It is winter! That magical time of year when everything feels a bit quieter, a little slower, and so much colder. Curling up under a thick blanket with snow falling and just the right book sounds pleasant. In 1981, writer and professor Noel Perrin wrote in the Washington Post about winter reading, suggesting to do "what I would call binge-reading: a one-to- two-day period when you do nothing but lie around and read a single huge book. Winter invites that. Since it is mostly dark and cold outside, there is not the same incentive to be up and doing that there is the rest of the year. On a weekend morning, there may not even be much incentive to get out of bed. The solution (provided you don't have small children) is once in a while not to. Spend the whole weekend in bed."
The right book and atmosphere may create the perfect excuse to stay under the covers. Brew some coffee and bake some cookies to enjoy the mystery, the romance novel, the memoir, or something else you have been yearning to read. A winter-themed book will help set the mood.
In Light on Snow by Anita Shreve, Nicky is a 12-year-old who lives with her father in New Hampshire after an accident tragically killed her mother and baby sister. During a walk in the snow, they find an abandoned baby. First, they are thrust into a criminal investigation. Then, a woman connected to the baby appears at their home as a blizzard begins. They reckon with the darkness in their lives and try to find the light. This novel forces the reader to empathize with the characters in its fast pace.
A snowdrift halts the Orient Express to a stop. By morning, an American tycoon lies dead in his compartment, having been stabbed a dozen times, with his door locked from the inside. Isolated by the snow and with a killer on board, the renowned detective Hercule Poirot must uncover the murderer from a cast of memorable characters full of secrets. This classic locked room mystery, Murder on the Orient Express by Agatha Christie, stands the test of time.
A heart-pounding “whodunit” will set just the right mood for reading. In Ruth Ware’s One by One, eight coworkers from a trendy London tech start-up are snowed in at a luxurious ski resort in the French Alps. Then, an avalanche cuts the group off from the outside world. It may seem cozy, but as the hours pass without any sign of a possible rescue, the group dwindles, as four characters die “one by one.” Ulterior motives and dark secrets are slowly revealed as tensions mound.
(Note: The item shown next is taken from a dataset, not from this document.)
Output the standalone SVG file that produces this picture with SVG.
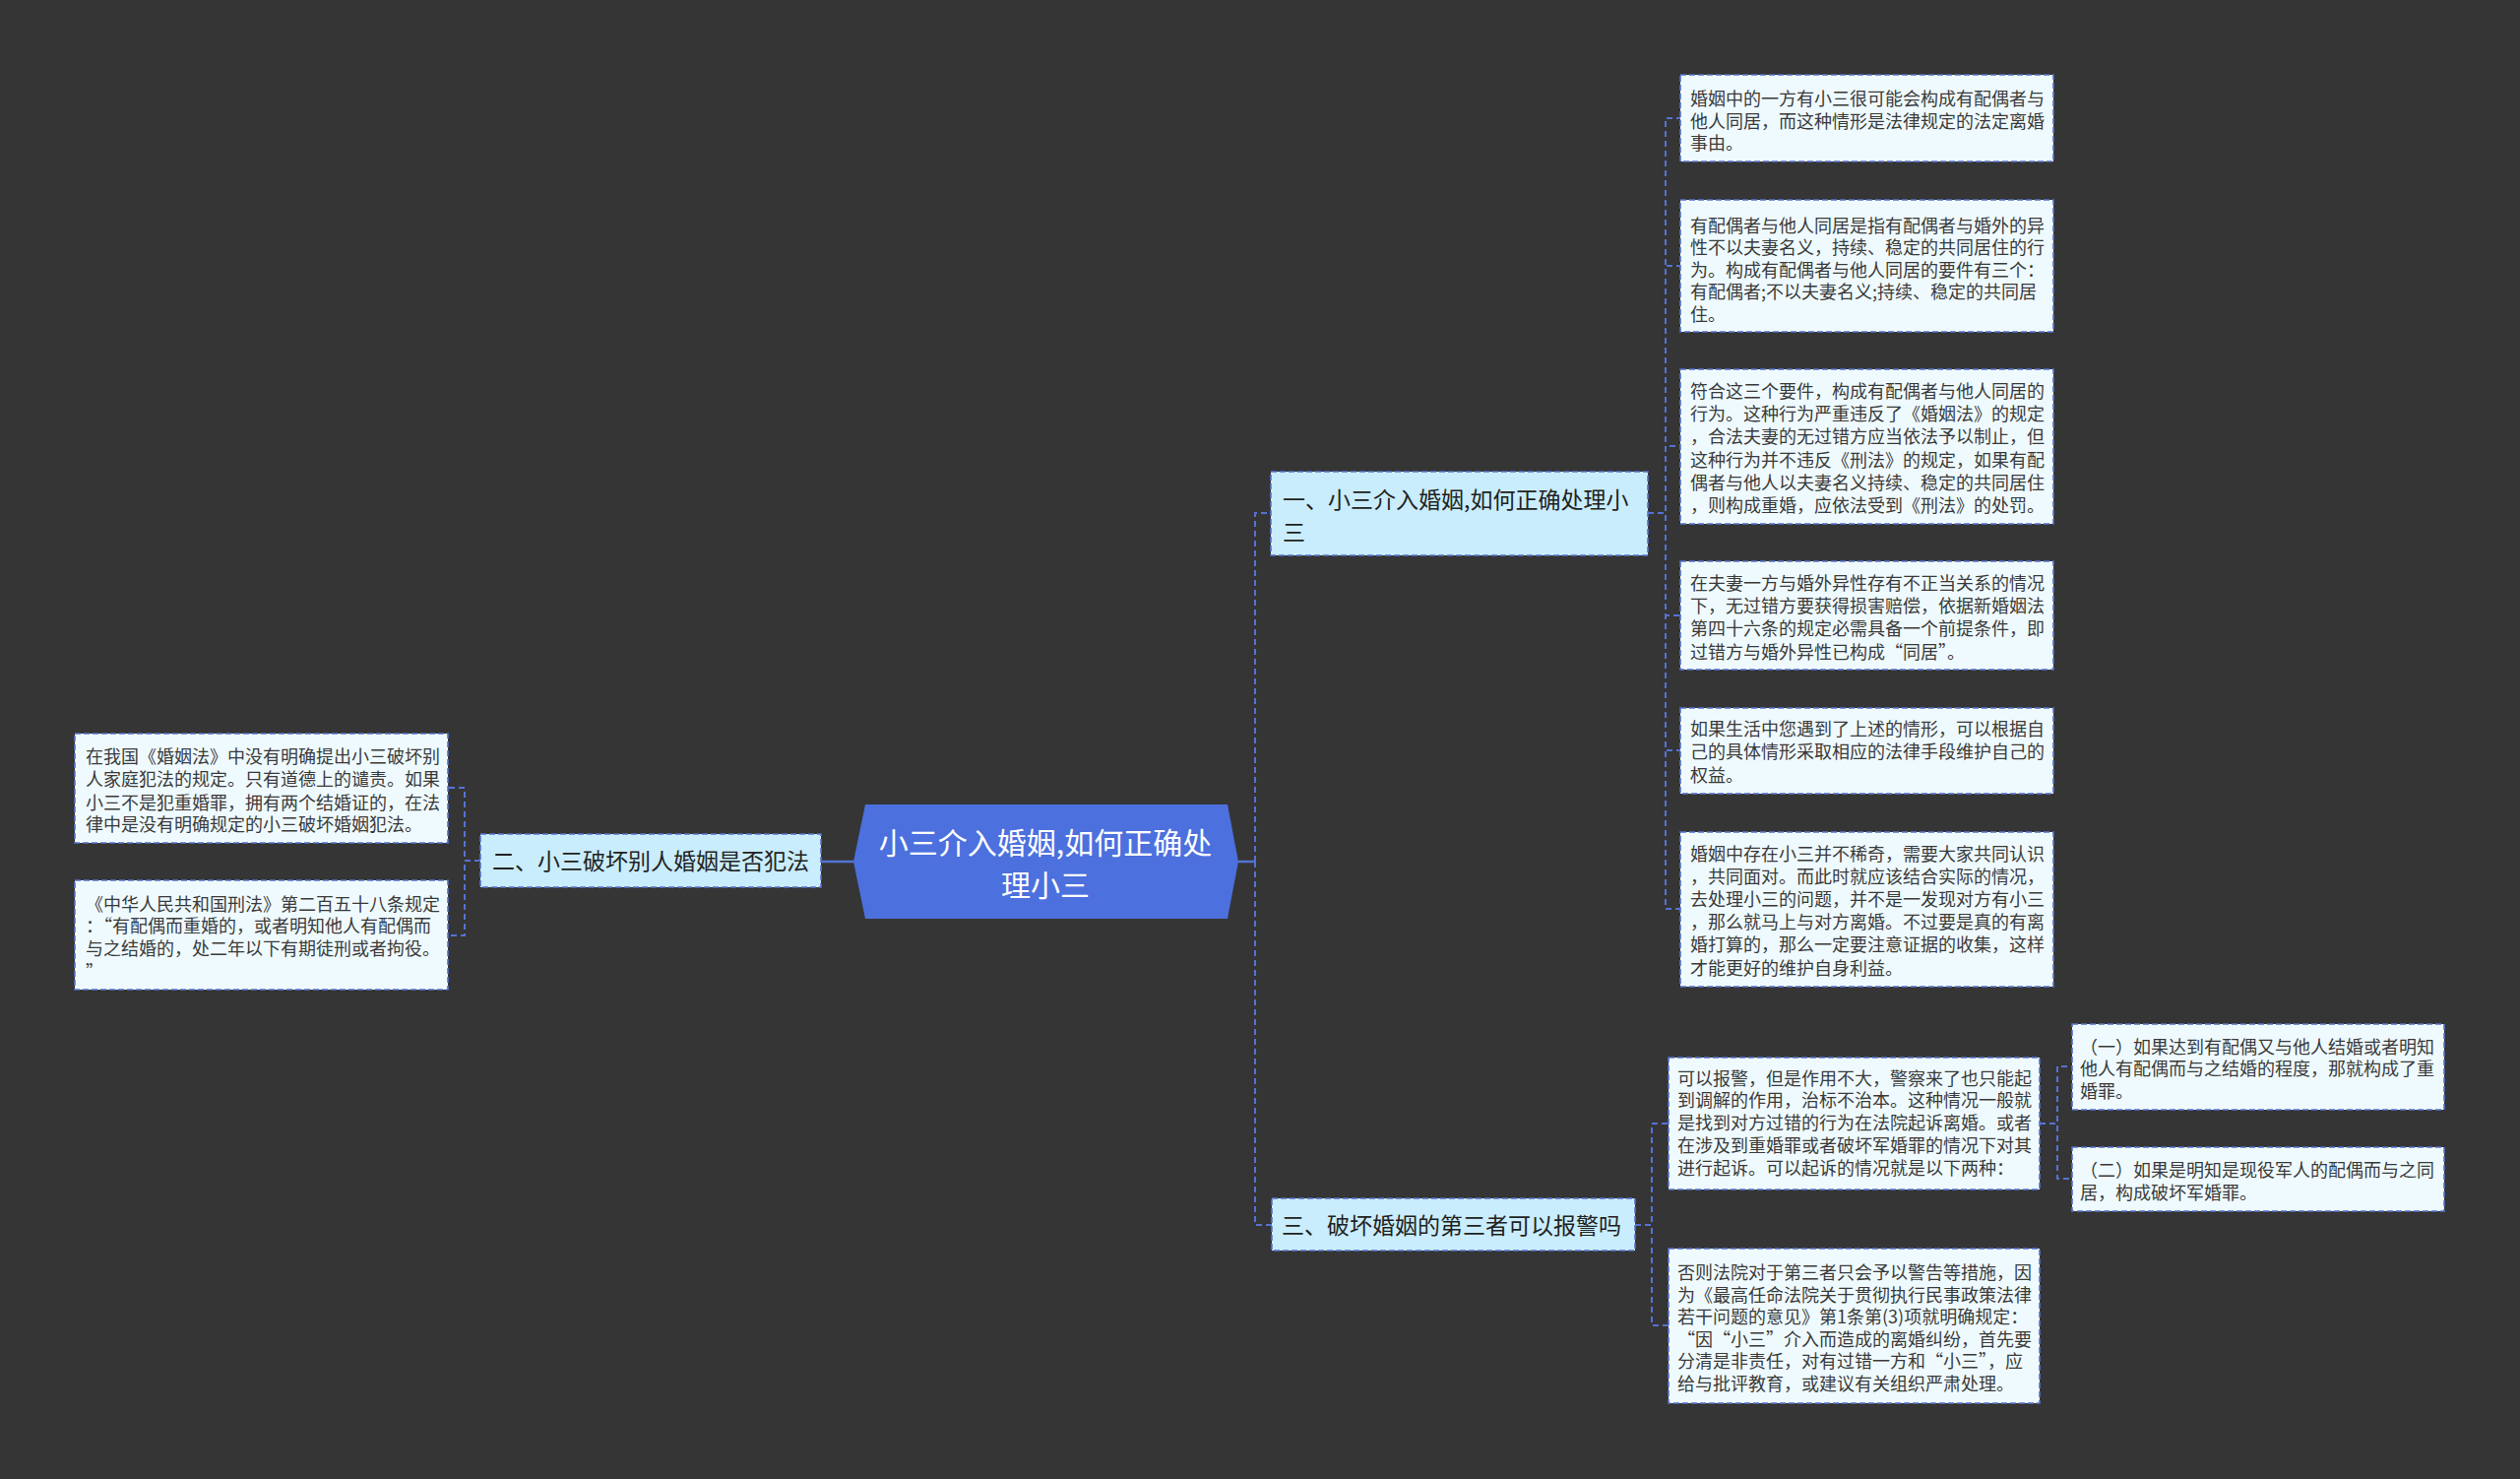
<svg xmlns="http://www.w3.org/2000/svg" width="2560" height="1502" viewBox="0 0 2560 1502">
<style>
text{font-family:"Noto Sans CJK SC","Noto Sans",sans-serif}
.leaf{fill:#effafe;stroke:#5572cc;stroke-width:1.6;stroke-dasharray:6 3}
.l1{fill:#c9edfc;stroke:#5572cc;stroke-width:1.6;stroke-dasharray:6 3}
.lt{font-size:18px;fill:#3a3a3a}
.t1{font-size:23px;fill:#222}
.ct{font-size:30px;fill:#ffffff;text-anchor:middle}
.cn{fill:none;stroke:#5572d4;stroke-width:2;stroke-dasharray:6 4}
.cs{fill:none;stroke:#5572d4;stroke-width:2.5}
</style>
<rect x="0" y="0" width="2560" height="1502" fill="#353535"/>

<g id="connectors">
<line class="cs" x1="834" y1="875" x2="867" y2="875"/>
<line class="cs" x1="1258" y1="875" x2="1275" y2="875"/>
<path class="cn" d="M488,874 H472 V800 H455"/>
<path class="cn" d="M488,874 H472 V950 H455"/>
<path class="cn" d="M1275,875 V521 H1291"/>
<path class="cn" d="M1275,875 V1244 H1292"/>
<path class="cn" d="M1674,521 H1692 V120 H1707"/>
<path class="cn" d="M1674,521 H1692 V270 H1707"/>
<path class="cn" d="M1674,521 H1692 V453 H1707"/>
<path class="cn" d="M1674,521 H1692 V625 H1707"/>
<path class="cn" d="M1674,521 H1692 V762 H1707"/>
<path class="cn" d="M1674,521 H1692 V923 H1707"/>
<path class="cn" d="M1661,1244 H1678 V1141 H1695"/>
<path class="cn" d="M1661,1244 H1678 V1346 H1695"/>
<path class="cn" d="M2072,1141 H2090 V1083 H2105"/>
<path class="cn" d="M2072,1141 H2090 V1197 H2105"/>
</g>

<g id="center">
<polygon points="867,875 879,817 1247,817 1258,875 1247,933 879,933" fill="#4c70de"/>
<text class="ct"><tspan x="1062" y="867">小三介入婚姻,如何正确处</tspan><tspan x="1062" y="910">理小三</tspan></text>
</g>

<g id="n1">
<rect class="l1" x="1291" y="479" width="383" height="85"/>
<text class="t1"><tspan x="1303" y="515.5">一、小三介入婚姻,如何正确处理小</tspan><tspan x="1303" y="548.5">三</tspan></text>
</g>
<g id="n2">
<rect class="l1" x="488" y="847" width="346" height="54"/>
<text class="t1"><tspan x="500" y="882.5">二、小三破坏别人婚姻是否犯法</tspan></text>
</g>
<g id="n3">
<rect class="l1" x="1292" y="1217" width="369" height="53"/>
<text class="t1"><tspan x="1302" y="1252.5">三、破坏婚姻的第三者可以报警吗</tspan></text>
</g>

<g id="r1">
<rect class="leaf" x="1707" y="76" width="379" height="88"/>
<text class="lt"><tspan x="1717" y="106.5">婚姻中的一方有小三很可能会构成有配偶者与</tspan><tspan x="1717" y="129.5">他人同居，而这种情形是法律规定的法定离婚</tspan><tspan x="1717" y="152">事由。</tspan></text>
</g>
<g id="r2">
<rect class="leaf" x="1707" y="203" width="379" height="134"/>
<text class="lt"><tspan x="1717" y="235.5">有配偶者与他人同居是指有配偶者与婚外的异</tspan><tspan x="1717" y="258">性不以夫妻名义，持续、稳定的共同居住的行</tspan><tspan x="1717" y="280.5">为。构成有配偶者与他人同居的要件有三个：</tspan><tspan x="1717" y="303">有配偶者;不以夫妻名义;持续、稳定的共同居</tspan><tspan x="1717" y="325.5">住。</tspan></text>
</g>
<g id="r3">
<rect class="leaf" x="1707" y="375" width="379" height="157"/>
<text class="lt"><tspan x="1717" y="403.5">符合这三个要件，构成有配偶者与他人同居的</tspan><tspan x="1717" y="426.5">行为。这种行为严重违反了《婚姻法》的规定</tspan><tspan x="1717" y="450">，合法夫妻的无过错方应当依法予以制止，但</tspan><tspan x="1717" y="473.5">这种行为并不违反《刑法》的规定，如果有配</tspan><tspan x="1717" y="496.5">偶者与他人以夫妻名义持续、稳定的共同居住</tspan><tspan x="1717" y="519.5">，则构成重婚，应依法受到《刑法》的处罚。</tspan></text>
</g>
<g id="r4">
<rect class="leaf" x="1707" y="570" width="379" height="110"/>
<text class="lt"><tspan x="1717" y="598.5">在夫妻一方与婚外异性存有不正当关系的情况</tspan><tspan x="1717" y="621.5">下，无过错方要获得损害赔偿，依据新婚姻法</tspan><tspan x="1717" y="645">第四十六条的规定必需具备一个前提条件，即</tspan><tspan x="1717" y="668.5">过错方与婚外异性已构成“同居”。</tspan></text>
</g>
<g id="r5">
<rect class="leaf" x="1707" y="719" width="379" height="87"/>
<text class="lt"><tspan x="1717" y="746.5">如果生活中您遇到了上述的情形，可以根据自</tspan><tspan x="1717" y="770">己的具体情形采取相应的法律手段维护自己的</tspan><tspan x="1717" y="793.5">权益。</tspan></text>
</g>
<g id="r6">
<rect class="leaf" x="1707" y="845" width="379" height="157"/>
<text class="lt"><tspan x="1717" y="873.5">婚姻中存在小三并不稀奇，需要大家共同认识</tspan><tspan x="1717" y="896.5">，共同面对。而此时就应该结合实际的情况，</tspan><tspan x="1717" y="919.5">去处理小三的问题，并不是一发现对方有小三</tspan><tspan x="1717" y="942.5">，那么就马上与对方离婚。不过要是真的有离</tspan><tspan x="1717" y="966">婚打算的，那么一定要注意证据的收集，这样</tspan><tspan x="1717" y="989.5">才能更好的维护自身利益。</tspan></text>
</g>

<g id="l1">
<rect class="leaf" x="76" y="745" width="379" height="111"/>
<text class="lt"><tspan x="87" y="774.5">在我国《婚姻法》中没有明确提出小三破坏别</tspan><tspan x="87" y="798">人家庭犯法的规定。只有道德上的谴责。如果</tspan><tspan x="87" y="821.5">小三不是犯重婚罪，拥有两个结婚证的，在法</tspan><tspan x="87" y="844">律中是没有明确规定的小三破坏婚姻犯法。</tspan></text>
</g>
<g id="l2">
<rect class="leaf" x="76" y="894" width="379" height="111"/>
<text class="lt"><tspan x="87" y="924.5">《中华人民共和国刑法》第二百五十八条规定</tspan><tspan x="87" y="947">：“有配偶而重婚的，或者明知他人有配偶而</tspan><tspan x="87" y="970">与之结婚的，处二年以下有期徒刑或者拘役。</tspan><tspan x="87" y="993.5">”</tspan></text>
</g>

<g id="t1">
<rect class="leaf" x="1695" y="1074" width="377" height="134"/>
<text class="lt"><tspan x="1704" y="1101.5">可以报警，但是作用不大，警察来了也只能起</tspan><tspan x="1704" y="1124">到调解的作用，治标不治本。这种情况一般就</tspan><tspan x="1704" y="1146.5">是找到对方过错的行为在法院起诉离婚。或者</tspan><tspan x="1704" y="1169.5">在涉及到重婚罪或者破坏军婚罪的情况下对其</tspan><tspan x="1704" y="1193">进行起诉。可以起诉的情况就是以下两种：</tspan></text>
</g>
<g id="t2">
<rect class="leaf" x="1695" y="1268" width="377" height="157"/>
<text class="lt"><tspan x="1704" y="1299">否则法院对于第三者只会予以警告等措施，因</tspan><tspan x="1704" y="1321.5">为《最高任命法院关于贯彻执行民事政策法律</tspan><tspan x="1704" y="1344">若干问题的意见》第1条第(3)项就明确规定：</tspan><tspan x="1704" y="1366.5">“因“小三”介入而造成的离婚纠纷，首先要</tspan><tspan x="1704" y="1389">分清是非责任，对有过错一方和“小三”，应</tspan><tspan x="1704" y="1411.5">给与批评教育，或建议有关组织严肃处理。</tspan></text>
</g>

<g id="tt1">
<rect class="leaf" x="2105" y="1040" width="378" height="87"/>
<text class="lt"><tspan x="2113" y="1069.5">（一）如果达到有配偶又与他人结婚或者明知</tspan><tspan x="2113" y="1092">他人有配偶而与之结婚的程度，那就构成了重</tspan><tspan x="2113" y="1114.5">婚罪。</tspan></text>
</g>
<g id="tt2">
<rect class="leaf" x="2105" y="1165" width="378" height="65"/>
<text class="lt"><tspan x="2113" y="1194.5">（二）如果是明知是现役军人的配偶而与之同</tspan><tspan x="2113" y="1218">居，构成破坏军婚罪。</tspan></text>
</g>
</svg>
Adam and his wife Amelia retreat to the snowy Scottish highlands for a weekend they intend to either save or end their marriage. Adding strain to the marriage are Adam’s inability to recognize faces and his grief over the tragic death of his mother. Amelia’s ten
wedding anniversary letters to Adam are intermixed with the present storyline. They slowly reveal the past and threaten both their marriage and their lives in the present. Alice Feeney is a master at crafting twists that are precise and unfamiliar yet so believable. Rock Paper Scissors will stir “if you really know someone”.